— begin —

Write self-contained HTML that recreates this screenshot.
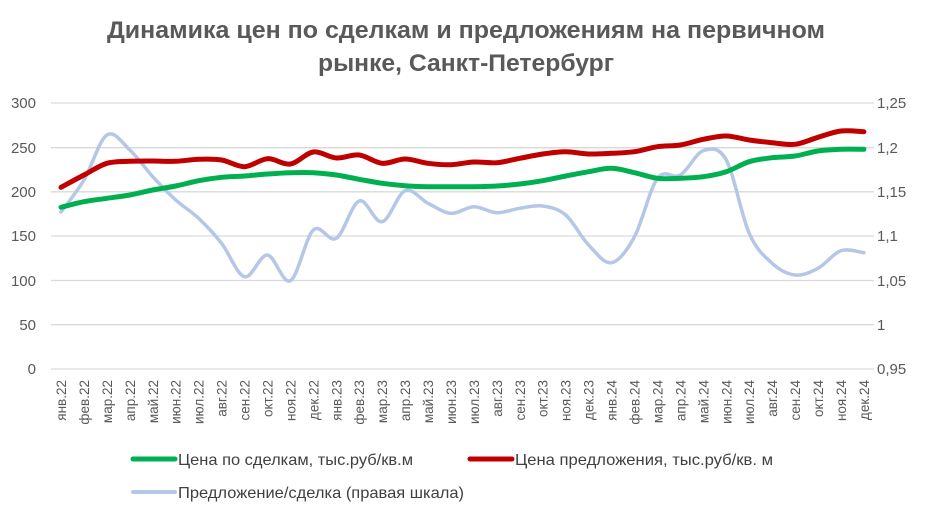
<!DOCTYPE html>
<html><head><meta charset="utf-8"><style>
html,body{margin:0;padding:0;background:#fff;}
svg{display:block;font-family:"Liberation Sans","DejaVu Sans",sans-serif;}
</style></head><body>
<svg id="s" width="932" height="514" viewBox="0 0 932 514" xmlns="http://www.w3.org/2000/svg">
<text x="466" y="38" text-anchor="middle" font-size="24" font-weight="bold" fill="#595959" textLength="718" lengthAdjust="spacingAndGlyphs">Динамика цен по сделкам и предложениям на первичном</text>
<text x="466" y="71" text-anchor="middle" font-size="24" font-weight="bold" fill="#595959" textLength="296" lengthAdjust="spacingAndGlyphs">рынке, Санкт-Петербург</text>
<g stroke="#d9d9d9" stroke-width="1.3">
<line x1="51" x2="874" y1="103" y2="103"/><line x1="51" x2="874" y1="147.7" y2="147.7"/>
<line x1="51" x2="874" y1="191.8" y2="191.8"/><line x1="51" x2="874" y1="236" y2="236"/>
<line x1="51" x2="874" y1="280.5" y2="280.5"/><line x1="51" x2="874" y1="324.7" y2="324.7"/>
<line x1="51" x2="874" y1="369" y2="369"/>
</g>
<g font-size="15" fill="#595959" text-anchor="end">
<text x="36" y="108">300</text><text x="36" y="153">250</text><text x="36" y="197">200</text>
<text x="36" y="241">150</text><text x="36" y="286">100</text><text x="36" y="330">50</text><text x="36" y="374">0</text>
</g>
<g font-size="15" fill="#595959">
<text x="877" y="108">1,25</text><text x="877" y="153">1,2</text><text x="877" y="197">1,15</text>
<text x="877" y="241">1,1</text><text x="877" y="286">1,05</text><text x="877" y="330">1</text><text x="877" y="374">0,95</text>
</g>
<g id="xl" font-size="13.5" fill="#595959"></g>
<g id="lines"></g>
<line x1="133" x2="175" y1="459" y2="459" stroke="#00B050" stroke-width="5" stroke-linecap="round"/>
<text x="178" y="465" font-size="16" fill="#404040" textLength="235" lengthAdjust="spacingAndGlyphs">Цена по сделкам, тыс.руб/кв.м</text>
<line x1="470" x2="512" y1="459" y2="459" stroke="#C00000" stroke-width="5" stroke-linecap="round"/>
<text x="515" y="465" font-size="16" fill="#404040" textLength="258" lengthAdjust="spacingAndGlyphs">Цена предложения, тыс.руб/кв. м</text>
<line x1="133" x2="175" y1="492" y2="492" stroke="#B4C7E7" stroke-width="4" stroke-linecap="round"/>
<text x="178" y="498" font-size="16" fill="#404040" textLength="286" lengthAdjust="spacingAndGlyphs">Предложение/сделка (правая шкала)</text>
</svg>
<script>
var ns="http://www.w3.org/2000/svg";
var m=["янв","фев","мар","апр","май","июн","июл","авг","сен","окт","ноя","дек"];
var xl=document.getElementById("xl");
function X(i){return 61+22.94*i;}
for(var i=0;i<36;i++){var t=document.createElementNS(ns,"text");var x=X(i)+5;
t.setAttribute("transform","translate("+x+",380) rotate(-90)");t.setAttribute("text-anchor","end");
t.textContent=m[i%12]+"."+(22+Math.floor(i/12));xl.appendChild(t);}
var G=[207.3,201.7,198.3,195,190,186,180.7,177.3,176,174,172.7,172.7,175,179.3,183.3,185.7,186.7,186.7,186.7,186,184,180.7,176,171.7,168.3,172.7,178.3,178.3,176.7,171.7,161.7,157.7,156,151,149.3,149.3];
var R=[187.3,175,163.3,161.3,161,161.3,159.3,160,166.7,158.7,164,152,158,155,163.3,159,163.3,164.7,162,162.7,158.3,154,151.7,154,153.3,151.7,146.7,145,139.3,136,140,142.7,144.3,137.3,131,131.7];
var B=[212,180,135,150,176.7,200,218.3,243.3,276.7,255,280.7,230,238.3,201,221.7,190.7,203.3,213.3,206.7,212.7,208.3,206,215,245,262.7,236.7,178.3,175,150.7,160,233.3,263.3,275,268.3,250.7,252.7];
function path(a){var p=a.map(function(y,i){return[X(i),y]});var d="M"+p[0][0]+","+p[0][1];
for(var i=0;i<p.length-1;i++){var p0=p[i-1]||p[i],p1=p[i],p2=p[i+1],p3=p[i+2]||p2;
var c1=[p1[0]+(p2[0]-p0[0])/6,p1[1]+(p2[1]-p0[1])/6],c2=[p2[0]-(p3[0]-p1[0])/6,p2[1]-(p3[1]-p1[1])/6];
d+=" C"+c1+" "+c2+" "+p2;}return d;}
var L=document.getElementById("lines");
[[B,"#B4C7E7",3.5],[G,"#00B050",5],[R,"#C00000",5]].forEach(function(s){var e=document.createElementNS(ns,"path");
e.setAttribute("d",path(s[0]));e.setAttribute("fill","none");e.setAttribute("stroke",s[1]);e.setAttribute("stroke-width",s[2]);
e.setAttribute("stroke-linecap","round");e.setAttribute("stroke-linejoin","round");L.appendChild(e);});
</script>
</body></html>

— end —

WORK TO COMPLETE - Return the material exactly as given, apart from the pictures.

FULL ANSWER -
Write self-contained HTML that recreates this screenshot.
<!DOCTYPE html>
<html><head><meta charset="utf-8"><style>
html,body{margin:0;padding:0;background:#fff;}
svg{display:block;font-family:"Liberation Sans","DejaVu Sans",sans-serif;}
</style></head><body>
<svg id="s" width="932" height="514" viewBox="0 0 932 514" xmlns="http://www.w3.org/2000/svg">
<text x="466" y="38" text-anchor="middle" font-size="24" font-weight="bold" fill="#595959" textLength="718" lengthAdjust="spacingAndGlyphs">Динамика цен по сделкам и предложениям на первичном</text>
<text x="466" y="71" text-anchor="middle" font-size="24" font-weight="bold" fill="#595959" textLength="296" lengthAdjust="spacingAndGlyphs">рынке, Санкт-Петербург</text>
<g stroke="#d9d9d9" stroke-width="1.3">
<line x1="51" x2="874" y1="103" y2="103"/><line x1="51" x2="874" y1="147.7" y2="147.7"/>
<line x1="51" x2="874" y1="191.8" y2="191.8"/><line x1="51" x2="874" y1="236" y2="236"/>
<line x1="51" x2="874" y1="280.5" y2="280.5"/><line x1="51" x2="874" y1="324.7" y2="324.7"/>
<line x1="51" x2="874" y1="369" y2="369"/>
</g>
<g font-size="15" fill="#595959" text-anchor="end">
<text x="36" y="108">300</text><text x="36" y="153">250</text><text x="36" y="197">200</text>
<text x="36" y="241">150</text><text x="36" y="286">100</text><text x="36" y="330">50</text><text x="36" y="374">0</text>
</g>
<g font-size="15" fill="#595959">
<text x="877" y="108">1,25</text><text x="877" y="153">1,2</text><text x="877" y="197">1,15</text>
<text x="877" y="241">1,1</text><text x="877" y="286">1,05</text><text x="877" y="330">1</text><text x="877" y="374">0,95</text>
</g>
<g id="xl" font-size="13.5" fill="#595959"></g>
<g id="lines"></g>
<line x1="133" x2="175" y1="459" y2="459" stroke="#00B050" stroke-width="5" stroke-linecap="round"/>
<text x="178" y="465" font-size="16" fill="#404040" textLength="235" lengthAdjust="spacingAndGlyphs">Цена по сделкам, тыс.руб/кв.м</text>
<line x1="470" x2="512" y1="459" y2="459" stroke="#C00000" stroke-width="5" stroke-linecap="round"/>
<text x="515" y="465" font-size="16" fill="#404040" textLength="258" lengthAdjust="spacingAndGlyphs">Цена предложения, тыс.руб/кв. м</text>
<line x1="133" x2="175" y1="492" y2="492" stroke="#B4C7E7" stroke-width="4" stroke-linecap="round"/>
<text x="178" y="498" font-size="16" fill="#404040" textLength="286" lengthAdjust="spacingAndGlyphs">Предложение/сделка (правая шкала)</text>
</svg>
<script>
var ns="http://www.w3.org/2000/svg";
var m=["янв","фев","мар","апр","май","июн","июл","авг","сен","окт","ноя","дек"];
var xl=document.getElementById("xl");
function X(i){return 61+22.94*i;}
for(var i=0;i<36;i++){var t=document.createElementNS(ns,"text");var x=X(i)+5;
t.setAttribute("transform","translate("+x+",380) rotate(-90)");t.setAttribute("text-anchor","end");
t.textContent=m[i%12]+"."+(22+Math.floor(i/12));xl.appendChild(t);}
var G=[207.3,201.7,198.3,195,190,186,180.7,177.3,176,174,172.7,172.7,175,179.3,183.3,185.7,186.7,186.7,186.7,186,184,180.7,176,171.7,168.3,172.7,178.3,178.3,176.7,171.7,161.7,157.7,156,151,149.3,149.3];
var R=[187.3,175,163.3,161.3,161,161.3,159.3,160,166.7,158.7,164,152,158,155,163.3,159,163.3,164.7,162,162.7,158.3,154,151.7,154,153.3,151.7,146.7,145,139.3,136,140,142.7,144.3,137.3,131,131.7];
var B=[212,180,135,150,176.7,200,218.3,243.3,276.7,255,280.7,230,238.3,201,221.7,190.7,203.3,213.3,206.7,212.7,208.3,206,215,245,262.7,236.7,178.3,175,150.7,160,233.3,263.3,275,268.3,250.7,252.7];
function path(a){var p=a.map(function(y,i){return[X(i),y]});var d="M"+p[0][0]+","+p[0][1];
for(var i=0;i<p.length-1;i++){var p0=p[i-1]||p[i],p1=p[i],p2=p[i+1],p3=p[i+2]||p2;
var c1=[p1[0]+(p2[0]-p0[0])/6,p1[1]+(p2[1]-p0[1])/6],c2=[p2[0]-(p3[0]-p1[0])/6,p2[1]-(p3[1]-p1[1])/6];
d+=" C"+c1+" "+c2+" "+p2;}return d;}
var L=document.getElementById("lines");
[[B,"#B4C7E7",3.5],[G,"#00B050",5],[R,"#C00000",5]].forEach(function(s){var e=document.createElementNS(ns,"path");
e.setAttribute("d",path(s[0]));e.setAttribute("fill","none");e.setAttribute("stroke",s[1]);e.setAttribute("stroke-width",s[2]);
e.setAttribute("stroke-linecap","round");e.setAttribute("stroke-linejoin","round");L.appendChild(e);});
</script>
</body></html>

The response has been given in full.